The basis is the CPU runqueue’s ‘running’ metric, which per the above it is the frequency invariant utilization estimate of the CPU. From this we compute a desired frequency like:

           max( running, util_est );  if UTIL_EST
u_cfs := { running;                   otherwise

             clamp( u_cfs + u_rt , u_min, u_max );    if UCLAMP_TASK
u_clamp := { u_cfs + u_rt;                            otherwise

u := u_clamp + u_irq + u_dl;          [approx. see source for more detail]

f_des := min( f_max, 1.25 u * f_max )

XXX IO-wait: when the update is due to a task wakeup from IO-completion we boost ‘u’ above.

This frequency is then used to select a P-state/OPP or directly munged into a CPPC style request to the hardware.

XXX: deadline tasks (Sporadic Task Model) allows us to calculate a hard f_min required to satisfy the workload.

Because these callbacks are directly from the scheduler, the DVFS hardware interaction should be ‘fast’ and non-blocking.
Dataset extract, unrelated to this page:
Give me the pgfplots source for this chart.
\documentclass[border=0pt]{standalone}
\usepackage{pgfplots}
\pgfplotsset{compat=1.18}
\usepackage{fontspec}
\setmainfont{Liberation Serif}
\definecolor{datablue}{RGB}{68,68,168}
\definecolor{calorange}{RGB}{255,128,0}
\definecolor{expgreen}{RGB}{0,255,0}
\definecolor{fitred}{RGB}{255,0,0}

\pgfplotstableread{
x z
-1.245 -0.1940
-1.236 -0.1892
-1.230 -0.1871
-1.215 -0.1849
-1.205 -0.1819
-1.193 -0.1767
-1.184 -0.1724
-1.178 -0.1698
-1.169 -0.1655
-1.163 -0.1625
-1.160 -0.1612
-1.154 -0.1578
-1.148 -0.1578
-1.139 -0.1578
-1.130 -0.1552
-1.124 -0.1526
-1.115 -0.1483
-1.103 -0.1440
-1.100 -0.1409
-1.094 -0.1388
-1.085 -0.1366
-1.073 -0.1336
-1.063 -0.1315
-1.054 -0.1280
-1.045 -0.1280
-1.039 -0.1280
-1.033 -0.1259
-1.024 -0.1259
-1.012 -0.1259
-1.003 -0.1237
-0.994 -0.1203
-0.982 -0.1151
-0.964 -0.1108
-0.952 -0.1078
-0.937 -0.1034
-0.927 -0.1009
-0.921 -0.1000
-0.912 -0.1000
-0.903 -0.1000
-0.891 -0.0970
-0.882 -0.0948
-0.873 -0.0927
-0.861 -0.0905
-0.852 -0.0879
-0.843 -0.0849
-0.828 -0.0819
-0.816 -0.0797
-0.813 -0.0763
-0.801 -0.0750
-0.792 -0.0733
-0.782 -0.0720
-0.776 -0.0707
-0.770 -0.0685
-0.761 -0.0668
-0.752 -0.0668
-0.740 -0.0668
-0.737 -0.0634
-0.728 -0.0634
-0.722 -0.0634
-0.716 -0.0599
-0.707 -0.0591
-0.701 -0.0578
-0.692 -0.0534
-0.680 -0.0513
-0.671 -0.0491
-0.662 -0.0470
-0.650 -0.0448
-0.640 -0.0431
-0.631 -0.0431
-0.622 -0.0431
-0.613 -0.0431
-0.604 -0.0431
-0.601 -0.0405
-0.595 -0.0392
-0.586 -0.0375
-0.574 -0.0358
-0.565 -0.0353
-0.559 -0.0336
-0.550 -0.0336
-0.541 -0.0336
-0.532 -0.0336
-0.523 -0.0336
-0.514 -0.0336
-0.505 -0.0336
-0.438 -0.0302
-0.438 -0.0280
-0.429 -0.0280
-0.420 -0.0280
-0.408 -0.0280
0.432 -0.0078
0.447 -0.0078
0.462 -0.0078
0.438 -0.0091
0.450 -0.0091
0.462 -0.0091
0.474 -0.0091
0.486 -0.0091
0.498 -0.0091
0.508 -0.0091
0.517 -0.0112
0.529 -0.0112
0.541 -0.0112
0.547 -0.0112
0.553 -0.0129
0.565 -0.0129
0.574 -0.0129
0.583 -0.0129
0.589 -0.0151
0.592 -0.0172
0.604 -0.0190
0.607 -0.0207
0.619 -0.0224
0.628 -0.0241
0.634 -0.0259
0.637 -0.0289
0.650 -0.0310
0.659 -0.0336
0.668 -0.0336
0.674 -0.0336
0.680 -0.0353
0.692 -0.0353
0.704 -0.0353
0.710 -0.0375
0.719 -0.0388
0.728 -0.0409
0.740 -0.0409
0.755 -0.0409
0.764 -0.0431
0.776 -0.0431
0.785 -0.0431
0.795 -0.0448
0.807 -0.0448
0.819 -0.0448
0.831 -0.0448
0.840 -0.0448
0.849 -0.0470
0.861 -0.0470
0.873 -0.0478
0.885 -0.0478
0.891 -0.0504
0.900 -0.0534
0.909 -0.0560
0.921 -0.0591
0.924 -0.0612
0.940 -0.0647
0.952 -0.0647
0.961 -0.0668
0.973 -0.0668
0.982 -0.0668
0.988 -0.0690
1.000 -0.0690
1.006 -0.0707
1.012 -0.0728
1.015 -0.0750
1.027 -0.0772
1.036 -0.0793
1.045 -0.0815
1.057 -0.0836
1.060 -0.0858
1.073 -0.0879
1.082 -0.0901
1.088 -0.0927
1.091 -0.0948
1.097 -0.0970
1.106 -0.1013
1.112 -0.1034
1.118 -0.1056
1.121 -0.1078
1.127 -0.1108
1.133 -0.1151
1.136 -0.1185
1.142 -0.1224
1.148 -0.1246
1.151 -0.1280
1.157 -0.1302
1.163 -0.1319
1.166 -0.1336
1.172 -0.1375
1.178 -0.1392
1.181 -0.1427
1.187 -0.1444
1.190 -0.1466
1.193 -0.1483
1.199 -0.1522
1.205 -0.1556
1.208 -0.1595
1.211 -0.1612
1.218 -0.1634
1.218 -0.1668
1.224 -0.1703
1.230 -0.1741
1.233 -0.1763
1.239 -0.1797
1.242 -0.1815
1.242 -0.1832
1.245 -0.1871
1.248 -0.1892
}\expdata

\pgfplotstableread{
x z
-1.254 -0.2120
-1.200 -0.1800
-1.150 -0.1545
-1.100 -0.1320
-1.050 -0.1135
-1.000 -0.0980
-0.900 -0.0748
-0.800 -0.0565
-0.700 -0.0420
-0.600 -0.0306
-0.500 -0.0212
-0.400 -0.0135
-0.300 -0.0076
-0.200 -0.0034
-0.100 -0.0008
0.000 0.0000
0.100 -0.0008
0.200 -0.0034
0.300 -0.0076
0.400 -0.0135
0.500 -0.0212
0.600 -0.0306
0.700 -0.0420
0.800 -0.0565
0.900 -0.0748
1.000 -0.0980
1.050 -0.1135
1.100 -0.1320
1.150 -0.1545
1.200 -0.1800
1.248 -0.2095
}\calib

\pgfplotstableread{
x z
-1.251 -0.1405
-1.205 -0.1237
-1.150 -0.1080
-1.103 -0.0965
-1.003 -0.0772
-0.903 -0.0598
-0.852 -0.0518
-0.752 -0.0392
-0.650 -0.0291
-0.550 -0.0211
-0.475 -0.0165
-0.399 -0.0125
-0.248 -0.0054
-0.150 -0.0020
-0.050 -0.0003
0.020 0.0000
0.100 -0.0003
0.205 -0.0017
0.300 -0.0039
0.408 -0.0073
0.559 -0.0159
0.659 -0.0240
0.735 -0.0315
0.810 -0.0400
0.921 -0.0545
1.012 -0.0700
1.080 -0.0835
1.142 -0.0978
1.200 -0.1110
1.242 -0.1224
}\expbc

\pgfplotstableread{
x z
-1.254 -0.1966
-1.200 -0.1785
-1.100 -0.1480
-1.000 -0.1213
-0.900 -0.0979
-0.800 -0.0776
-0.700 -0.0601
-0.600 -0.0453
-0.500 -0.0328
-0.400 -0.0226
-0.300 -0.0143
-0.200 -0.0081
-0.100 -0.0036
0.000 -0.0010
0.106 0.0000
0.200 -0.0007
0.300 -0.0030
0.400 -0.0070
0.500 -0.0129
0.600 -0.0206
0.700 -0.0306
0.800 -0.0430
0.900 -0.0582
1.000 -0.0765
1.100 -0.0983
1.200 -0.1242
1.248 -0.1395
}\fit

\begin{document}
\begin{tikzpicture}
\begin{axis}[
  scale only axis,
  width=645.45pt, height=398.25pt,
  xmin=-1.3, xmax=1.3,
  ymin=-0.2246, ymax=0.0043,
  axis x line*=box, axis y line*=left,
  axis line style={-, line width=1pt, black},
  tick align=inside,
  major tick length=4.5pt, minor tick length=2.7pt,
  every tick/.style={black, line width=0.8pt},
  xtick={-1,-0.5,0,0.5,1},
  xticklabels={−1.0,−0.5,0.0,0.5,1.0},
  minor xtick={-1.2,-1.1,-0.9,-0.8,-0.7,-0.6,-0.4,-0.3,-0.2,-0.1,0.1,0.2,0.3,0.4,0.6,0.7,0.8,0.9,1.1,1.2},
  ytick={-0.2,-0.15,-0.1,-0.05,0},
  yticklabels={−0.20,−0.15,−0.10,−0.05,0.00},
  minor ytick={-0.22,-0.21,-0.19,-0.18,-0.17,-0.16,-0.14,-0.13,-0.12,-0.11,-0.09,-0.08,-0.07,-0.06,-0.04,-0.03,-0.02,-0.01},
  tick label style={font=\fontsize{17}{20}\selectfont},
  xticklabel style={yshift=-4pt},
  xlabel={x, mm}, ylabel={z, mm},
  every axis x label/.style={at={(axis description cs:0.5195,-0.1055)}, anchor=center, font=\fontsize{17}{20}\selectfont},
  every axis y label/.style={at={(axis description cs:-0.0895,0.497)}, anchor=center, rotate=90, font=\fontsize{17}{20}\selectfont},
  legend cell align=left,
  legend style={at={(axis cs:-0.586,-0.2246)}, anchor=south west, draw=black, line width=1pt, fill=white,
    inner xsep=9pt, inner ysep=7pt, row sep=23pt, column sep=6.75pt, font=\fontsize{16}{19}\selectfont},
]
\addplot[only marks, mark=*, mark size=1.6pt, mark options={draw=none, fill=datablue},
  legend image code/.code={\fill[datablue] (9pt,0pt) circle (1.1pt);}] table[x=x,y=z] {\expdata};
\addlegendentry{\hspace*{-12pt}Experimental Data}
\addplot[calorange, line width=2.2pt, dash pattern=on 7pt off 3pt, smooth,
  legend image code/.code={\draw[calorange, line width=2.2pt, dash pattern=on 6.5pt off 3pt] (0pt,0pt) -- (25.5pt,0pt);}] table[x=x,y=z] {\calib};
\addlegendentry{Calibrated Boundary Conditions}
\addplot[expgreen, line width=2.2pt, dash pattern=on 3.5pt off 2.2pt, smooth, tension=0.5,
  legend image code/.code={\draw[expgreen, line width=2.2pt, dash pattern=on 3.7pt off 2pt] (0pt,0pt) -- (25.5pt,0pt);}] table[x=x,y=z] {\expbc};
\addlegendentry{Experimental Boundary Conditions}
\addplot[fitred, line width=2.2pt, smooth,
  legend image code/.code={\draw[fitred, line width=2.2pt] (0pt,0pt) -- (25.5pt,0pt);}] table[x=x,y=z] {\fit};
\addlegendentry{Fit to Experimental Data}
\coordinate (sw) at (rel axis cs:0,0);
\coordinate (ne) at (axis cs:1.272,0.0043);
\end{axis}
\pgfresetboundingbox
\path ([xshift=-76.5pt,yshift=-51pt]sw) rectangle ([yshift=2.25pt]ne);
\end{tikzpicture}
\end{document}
Schedutil supports rate-limiting DVFS requests for when hardware interaction is slow and expensive, this reduces effectiveness.

For more information see: kernel/sched/cpufreq_schedutil.c

NOTES

  • On low-load scenarios, where DVFS is most relevant, the ‘running’ numbers will closely reflect utilization.

  • In saturated scenarios task movement will cause some transient dips, suppose we have a CPU saturated with 4 tasks, then when we migrate a task to an idle CPU, the old CPU will have a ‘running’ value of 0.75 while the new CPU will gain 0.25. This is inevitable and time progression will correct this. XXX do we still guarantee f_max due to no idle-time?

  • Much of the above is about avoiding DVFS dips, and independent DVFS domains having to re-learn / ramp-up when load shifts.